There are many things students can do while they are not in class or studying, some good, others not so good. Intramural sports can be a positive outlet for students who want to stay active and escape the mental grind of studying for a while. Jonathan’s goal is for anyone and everyone, regardless of athletic ability, to get involved and have fun in a non-competitive atmosphere. Even the legendary Baker Mayfield has graced OU’s intramural fields. Many people have heard the stories of Mayfield tearing it up on the softball field, but Jonathan tells a different story about him.
When Baker Mayfield transferred to Oklahoma for Texas Tech, he came as regular college student. Only those who really paid attention to college football knew who he was. Jonathan had never heard of him before. Due to NCAA transfer rules and various other reasons, Baker was not quite yet on the OU football team. So, he signed up for intramural flag football. Of course, many of his opponents did not know who he was, and he played receiver rather than quarterback so that his team did not have an unfair advantage. Baker had not thrown one pass during the entire season. Jonathan still remembers the moment when he figured out who Mayfield was. Baker’s team was losing late in the game and as a last-ditch effort, pitched him the ball. Being the athlete that he was, Baker was still the best player on his team despite not playing his true position. The entire other team swarmed Baker, thinking he was the only threat to score. Mayfield proceeded to throw a hail-mary pass for a touchdown down the far sideline to win as time expired. After that, everyone realized that he was more than a student having fun but was really a D-1 football player.
Once OU Fitness and Recreation figured out that Baker had played football collegiately, they did not allow him to participate in intramural flag football. But for those few weeks, everyday students got to hangout and play football with a guy who would soon be cast into the spotlight and become a true Sooner legend.
“I think what is better about the story is that the year he played the most and did the most was his redshirt year when he lived in Headington Hall. And I just think he felt like a regular ol’ student,” Dewhirst says. It is an example of what Jonathan wants intramural sports to be. A place where students can come make connections with others, build friendships, exercise and enjoy their time away from the responsibilities for life. In talking with Dewhirst, one quickly realizes that he is all about the students.
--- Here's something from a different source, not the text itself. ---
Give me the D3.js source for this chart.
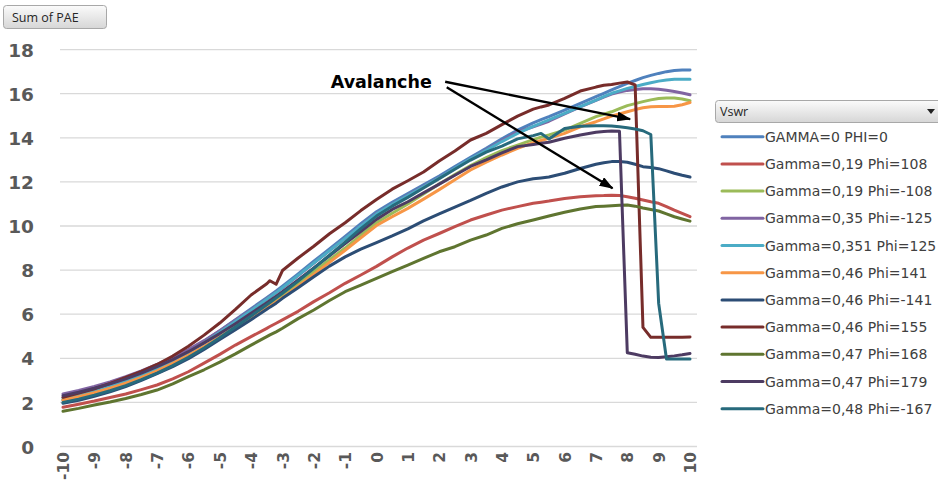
<!DOCTYPE html>
<html><head><meta charset="utf-8">
<script src="https://cdn.jsdelivr.net/npm/d3@7"></script>
<style>body{margin:0;background:#fff;} svg{display:block;}</style>
</head><body><svg id="c" width="938" height="485"></svg>
<script>
// ---------- DATA ----------
const xValues = [-10,-9.5,-9,-8.5,-8,-7.5,-7,-6.5,-6,-5.5,-5,-4.5,-4,-3.5,-3.4,-3.2,-3,-2.5,-2,-1.5,-1,-0.5,0,0.5,1,1.5,2,2.5,3,3.5,4,4.5,5,5.25,5.5,6,6.5,7,7.25,7.5,7.75,8,8.25,8.5,8.75,9,9.25,9.5,9.75,10];

const seriesNames = ["GAMMA=0 PHI=0","Gamma=0,19 Phi=108","Gamma=0,19 Phi=-108","Gamma=0,35 Phi=-125","Gamma=0,351 Phi=125","Gamma=0,46 Phi=141","Gamma=0,46 Phi=-141","Gamma=0,46 Phi=155","Gamma=0,47 Phi=168","Gamma=0,47 Phi=179","Gamma=0,48 Phi=-167"];
const seriesColors = ["#4F81BD","#C0504D","#9BBB59","#8064A2","#4BACC6","#F79646","#2C4D75","#772C2A","#5F7530","#4D3B62","#276A7C"];

const g0_p0 = [2.2,2.38,2.58,2.8,3.05,3.33,3.63,3.97,4.35,4.77,5.25,5.75,6.25,6.75,6.85,7.05,7.27,7.83,8.4,8.96,9.53,10.1,10.65,11.07,11.47,11.87,12.27,12.7,13.12,13.52,13.95,14.35,14.68,14.82,14.96,15.26,15.56,15.87,16.02,16.17,16.32,16.47,16.6,16.73,16.83,16.92,17.0,17.05,17.07,17.08];
const g019_p108 = [1.78,1.92,2.06,2.22,2.38,2.58,2.79,3.07,3.39,3.78,4.18,4.6,4.98,5.36,5.44,5.59,5.74,6.13,6.57,6.97,7.4,7.78,8.17,8.6,9.0,9.36,9.66,9.97,10.27,10.5,10.72,10.88,11.03,11.08,11.13,11.25,11.33,11.37,11.38,11.4,11.38,11.33,11.26,11.18,11.1,11.03,10.88,10.72,10.57,10.42];
const g019_pm108 = [2.12,2.28,2.46,2.66,2.89,3.15,3.44,3.76,4.12,4.52,4.97,5.43,5.9,6.38,6.48,6.67,6.87,7.4,7.93,8.47,9.0,9.58,10.15,10.58,11.0,11.45,11.9,12.33,12.74,13.1,13.42,13.67,13.92,14.03,14.13,14.35,14.65,14.96,15.07,15.18,15.32,15.46,15.55,15.64,15.72,15.78,15.8,15.8,15.76,15.68];
const g035_pm125 = [2.38,2.54,2.72,2.93,3.17,3.43,3.72,4.04,4.4,4.8,5.25,5.72,6.2,6.7,6.8,7.0,7.2,7.75,8.32,8.88,9.45,10.02,10.58,11.0,11.4,11.8,12.2,12.62,13.05,13.45,13.87,14.27,14.5,14.62,14.75,15.08,15.4,15.7,15.85,15.98,16.07,16.15,16.19,16.22,16.22,16.2,16.16,16.1,16.03,15.95];
const g0351_p125 = [2.1,2.28,2.48,2.7,2.95,3.23,3.54,3.88,4.27,4.7,5.18,5.67,6.17,6.68,6.78,6.98,7.2,7.76,8.32,8.88,9.44,10.0,10.55,10.98,11.38,11.78,12.18,12.62,13.05,13.43,13.83,14.2,14.52,14.67,14.81,15.11,15.41,15.71,15.87,16.02,16.13,16.24,16.33,16.42,16.5,16.57,16.62,16.65,16.66,16.65];
const g046_p141 = [2.1,2.26,2.44,2.64,2.87,3.13,3.43,3.77,4.14,4.53,4.95,5.38,5.82,6.28,6.37,6.55,6.75,7.27,7.8,8.35,8.9,9.46,10.02,10.42,10.8,11.22,11.65,12.1,12.54,12.9,13.22,13.52,13.78,13.88,13.98,14.2,14.5,14.73,14.86,14.99,15.08,15.18,15.28,15.36,15.41,15.42,15.42,15.43,15.5,15.6];
const g046_pm141 = [1.96,2.1,2.28,2.48,2.72,3.0,3.3,3.62,3.98,4.4,4.85,5.3,5.75,6.22,6.32,6.5,6.72,7.2,7.7,8.18,8.6,8.95,9.25,9.55,9.87,10.23,10.55,10.86,11.16,11.48,11.77,12.0,12.14,12.18,12.22,12.39,12.61,12.8,12.87,12.92,12.92,12.89,12.8,12.69,12.65,12.6,12.5,12.39,12.3,12.22];
const g046_p155 = [2.23,2.42,2.62,2.86,3.13,3.41,3.72,4.1,4.55,5.05,5.6,6.22,6.87,7.38,7.52,7.36,7.98,8.55,9.08,9.65,10.15,10.7,11.2,11.67,12.05,12.45,12.95,13.4,13.9,14.2,14.6,14.98,15.3,15.4,15.49,15.79,16.12,16.3,16.38,16.42,16.48,16.53,16.4,5.4,4.95,4.95,4.95,4.96,4.96,4.97];
const g047_p168 = [1.6,1.73,1.88,2.02,2.18,2.36,2.56,2.84,3.17,3.48,3.83,4.2,4.6,4.98,5.06,5.2,5.36,5.8,6.19,6.62,7.02,7.32,7.62,7.93,8.23,8.53,8.83,9.06,9.36,9.59,9.89,10.1,10.27,10.36,10.45,10.62,10.77,10.88,10.9,10.92,10.94,10.95,10.9,10.82,10.75,10.68,10.55,10.42,10.32,10.22];
const g047_p179 = [2.3,2.46,2.64,2.84,3.07,3.33,3.62,3.94,4.3,4.7,5.12,5.57,6.04,6.52,6.62,6.82,7.02,7.55,8.1,8.65,9.2,9.75,10.3,10.75,11.1,11.5,11.9,12.3,12.7,13.0,13.32,13.6,13.7,13.75,13.8,13.98,14.13,14.25,14.29,14.31,14.3,4.25,4.18,4.1,4.05,4.04,4.07,4.11,4.16,4.22];
const g048_pm167 = [2.0,2.15,2.33,2.53,2.76,3.03,3.33,3.67,4.05,4.47,4.93,5.42,5.92,6.43,6.53,6.74,6.95,7.5,8.08,8.68,9.27,9.88,10.45,10.9,11.3,11.72,12.15,12.57,12.99,13.35,13.62,13.95,14.1,14.2,13.95,14.42,14.52,14.55,14.55,14.53,14.5,14.46,14.4,14.32,14.15,6.5,3.97,3.97,3.97,3.97];

const xTickLabels = ["-10","-9","-8","-7","-6","-5","-4","-3","-2","-1","0","1","2","3","4","5","6","7","8","9","10"];
const yTickValues = [0,2,4,6,8,10,12,14,16,18];

const fieldButtonText = "Sum of PAE";
const legendTitle = "Vswr";
const annotationText = "Avalanche";
const annotationAnchor = [-1.46, 16.26];
const arrowFrom = [[2.19,16.54],[2.24,16.29]];
const arrowTo = [[8.09,14.85],[7.53,11.71]];

// ---------- CHART ----------
const allSeries = [g0_p0,g019_p108,g019_pm108,g035_pm125,g0351_p125,g046_p141,g046_pm141,g046_p155,g047_p168,g047_p179,g048_pm167];
const svg = d3.select("#c");
const x = d3.scaleLinear().domain([-10,10]).range([63,690]);
const y = d3.scaleLinear().domain([0,18]).range([446.5,49.6]);

const defs = svg.append("defs");
const grad = defs.append("linearGradient").attr("id","btn").attr("x1",0).attr("y1",0).attr("x2",0).attr("y2",1);
grad.append("stop").attr("offset","0%").attr("stop-color","#fbfbfb");
grad.append("stop").attr("offset","100%").attr("stop-color","#d6d6d6");
defs.append("marker").attr("id","arr").attr("markerUnits","userSpaceOnUse")
  .attr("viewBox","0 0 14 10").attr("refX",13).attr("refY",5)
  .attr("markerWidth",14).attr("markerHeight",10).attr("orient","auto")
  .append("path").attr("d","M0,0 L14,5 L0,10 Z").attr("fill","#000");

// gridlines
svg.append("g").selectAll("line").data(yTickValues).join("line")
  .attr("x1",60).attr("x2",697)
  .attr("y1",d=>y(d)).attr("y2",d=>y(d))
  .attr("stroke","#D9D9D9").attr("stroke-width",1.3);

// y axis labels
const yAxis = d3.axisLeft(y).tickValues(yTickValues).tickSize(0).tickPadding(0);
const ya = svg.append("g").attr("transform","translate(34,0)").call(yAxis);
ya.select(".domain").remove();
ya.selectAll("text").attr("font-family","DejaVu Sans").attr("font-weight","bold")
  .attr("font-size","18.5px").attr("fill","#595959").attr("text-anchor","end").attr("dy","0.36em");

// x axis labels (rotated)
const xa = svg.append("g").attr("transform","translate(0,452)")
  .call(d3.axisBottom(x).tickValues(d3.range(-10,11)).tickSize(0).tickFormat((d,i)=>xTickLabels[i]));
xa.select(".domain").remove();
xa.selectAll("text").attr("font-family","DejaVu Sans").attr("font-weight","bold")
  .attr("font-size","15.5px").attr("fill","#595959")
  .attr("transform","rotate(-90)").attr("text-anchor","end")
  .attr("x",0).attr("y",0).attr("dx",0).attr("dy","0.36em");

// lines
const line = d3.line().x((d,i)=>x(xValues[i])).y(d=>y(d));
svg.append("g").selectAll("path").data(allSeries).join("path")
  .attr("d",d=>line(d)).attr("fill","none")
  .attr("stroke",(d,i)=>seriesColors[i]).attr("stroke-width",3)
  .attr("stroke-linejoin","round").attr("stroke-linecap","round");

// annotation
svg.append("text").attr("x",x(annotationAnchor[0])).attr("y",y(annotationAnchor[1]))
  .attr("font-family","DejaVu Sans").attr("font-weight","bold").attr("font-size","17.5px")
  .attr("fill","#000").text(annotationText);
svg.append("g").selectAll("line").data(arrowFrom).join("line")
  .attr("x1",d=>x(d[0])).attr("y1",d=>y(d[1]))
  .attr("x2",(d,i)=>x(arrowTo[i][0])).attr("y2",(d,i)=>y(arrowTo[i][1]))
  .attr("stroke","#000").attr("stroke-width",2.4).attr("marker-end","url(#arr)");

// field button
const fb = svg.append("g");
fb.append("rect").attr("x",3.5).attr("y",5.5).attr("width",103).attr("height",23).attr("rx",3)
  .attr("fill","url(#btn)").attr("stroke","#a8a8a8");
fb.append("text").attr("x",12).attr("y",21.5).attr("font-family","Open Sans").attr("font-size","12.5px")
  .attr("fill","#262626").text(fieldButtonText);

// legend
const lg = svg.append("g");
lg.append("rect").attr("x",715.5).attr("y",100.5).attr("width",230).attr("height",22).attr("rx",3)
  .attr("fill","url(#btn)").attr("stroke","#a8a8a8");
lg.append("text").attr("x",720).attr("y",116).attr("font-family","Open Sans").attr("font-size","12.5px")
  .attr("fill","#262626").text(legendTitle);
lg.append("path").attr("d","M927,109 L935,109 L931,114 Z").attr("fill","#222");
const items = lg.selectAll("g.item").data(seriesNames).join("g").attr("class","item")
  .attr("transform",(d,i)=>`translate(0,${136.7 + i*27.2})`);
items.append("line").attr("x1",722).attr("x2",763).attr("y1",0).attr("y2",0)
  .attr("stroke",(d,i)=>seriesColors[i]).attr("stroke-width",3).attr("stroke-linecap","round");
items.append("text").attr("x",765).attr("y",0).attr("dy","0.36em")
  .attr("font-family","DejaVu Sans").attr("font-size","14px").attr("fill","#404040").text(d=>d);
</script>
</body></html>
Jonathan, in addition to running the intramural sports at OU, is an official for basketball, baseball and softball. Dewhirst has officiated youth through high school in basketball and baseball and has officiated softball at the collegiate level. Jonathan has a genuine passion for sports that he wants to share with others through intramurals. Dewhirst says the most rewarding thing about what he does is “dealing and working with students.” Whether it be students participating in intramurals or the students who work with him, he enjoys seeing their growth and being a mentor for them.
The graduate assistants who work for Jonathan appreciate his approach to teaching and mentoring them. Mike Fox, one of Dewhirst’s graduate assistants, describes Jonathan as laid back. “He gives us a chance to learn instead of just being like this is how we are going to do it, and this is how you are going to have to do it,” says Fox. Lance Boehm, another Graduate Assistant, describes him as supportive. Boehm says, “Jonathan gives us a lot of freedom to help run the program here,”. “He’s always allowing us to learn and be able to learn by doing,” says Boehm. Dewhirst’s approach is obviously effective. Former assistants of his now work at the sports and recreation departments at Loyola Chicago, Emporia State and Samford University as intramural sports directors.
Dewhirst also believes students are the most challenging aspect of his job. Typically, when students become officials for Jonathan, they either do not know much about the sport or they do not have confidence in themselves as an official. “They are looking at you bug-eyed like ‘I don’t have a clue what I’m doing’,” says Dewhirst. By the end of the season, some are confident and really progressed while others have not. “It becomes disappointing sometimes, and it is not very often, but it’s just like you have so much potential and you’re not using that potential, you’re not using that ability to lead or grow… you’re not challenging yourself to be better,”.
Running intramural sports leagues does come with challenges. The biggest issue with intramurals is simply getting people to play. In his first five or six years at OU, participation in intramurals increased steadily. Now, their numbers have plateaued. Students choose not to participate for various reasons. Some students may not have time while others may stray away because of their athletic ability. Some just have no interest in sports or fitness at all.
Dewhirst believes that maintaining a balance between more competitive teams and less competitive teams helps encourage students to participate. There is a place for students looking to compete and win as well as students who just play to have fun. No matter where on that spectrum a student falls, there is an opportunity. Despite this, intramural numbers at campuses across the nation have started to drop off. While colleges are trying to maintain participation, it seems this trend will continue. Gerry Armstrong, Assistant Director of OU Fitness and Recreation, believes trends in participation are cyclical. “You’ll see times of increase and everybody is excited, and they are being a part of it. Then you’ll find maybe one or two classes that aren’t as involved in athletics, and then they start to decline. So, you kind of ride the wave,” says Armstrong.
While intramural sports may just be a way to pass time for most people, it is more than that to Jonathan Dewhirst. It is an opportunity for students to make friends and meet new people, to stay active, to get their mind off of school and responsibilities and to have fun. It is a way for him to be involved with the student body and to see growth in students of all backgrounds. It is more than a game of flag football or softball. It is more than teaching a student to be a referee. It is a place where anyone and everyone, even Baker Mayfield, can enjoy the fellowship and fun that comes with sports. Big or small, athletically gifted or not, Jonathan Dewhirst wants students to get involved.